The buildings are all apartment buildings from 3-6 stories, designed by different architects for a number of different developers.
The unusual element of Hammerby is the intention from the beginning to make the development 50% more environmentally friendly that the then average development in Sweden(1997). The decision was taken by the city council who owned the land to install infrastructure to assist in this aim before any buildings were built and sold.
– a tram extension connecting to the existing public transport system was procured and started,
– an underground waste collection system was installed,
– a connection to the existing hot water heating network was installed,
– a ferry was purchased to provide a link from the development to neighbouring parts of Stockholm.
All these decisions were taken by the city council, state, local council and energy companies. The project was set up and started, and developers were offered services parcels of land supplied with the required infrastructure. Restrictions were placed on the developers in terms of building materials they could use, the height and appearance of the buildings and the amount of residential and commercial space they could build. These additions cost the developers 2-4% more than other buildings. The benefits of the site, it’s high quality design and the availability of infrastructure mean that developers can sell the apartments for 25% more than other sites.
The money spent by the authorities in setting up the project is recouped by selling the development rights to the developers and through the taxation that the residents pay locally.
As a model for a large urban extension, an ecotown or a new development it is hard to find a flaw in the thinking.
The project had visionaries in it’s inception, but was also influenced by a practical attitude to getting things done.

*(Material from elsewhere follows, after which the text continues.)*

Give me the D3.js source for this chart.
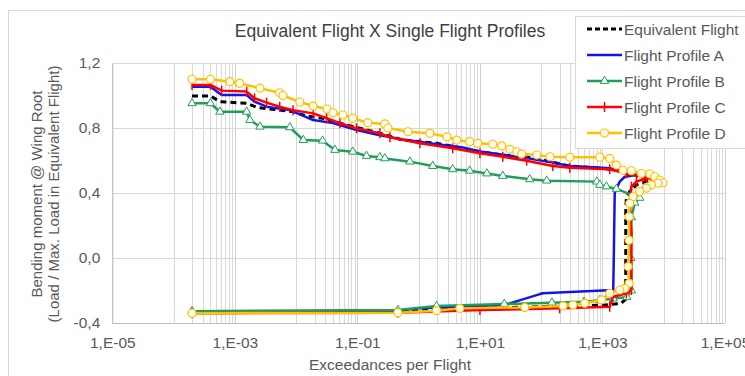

The project is visibly successful and is well used and well looked after. Car ownership is low and car trips account for less than 20% of all trips.
The buildings are similar, but sufficiently different to be recognisable. There is ample open space even though the density is over 150 dwelling per hectare. There is a lot of commercial space and although it is all used, it appears that the mix of commercial to residential may be too high.
This is a well designed and executed development and represents one of the best examples in the world of a low carbon residential environment.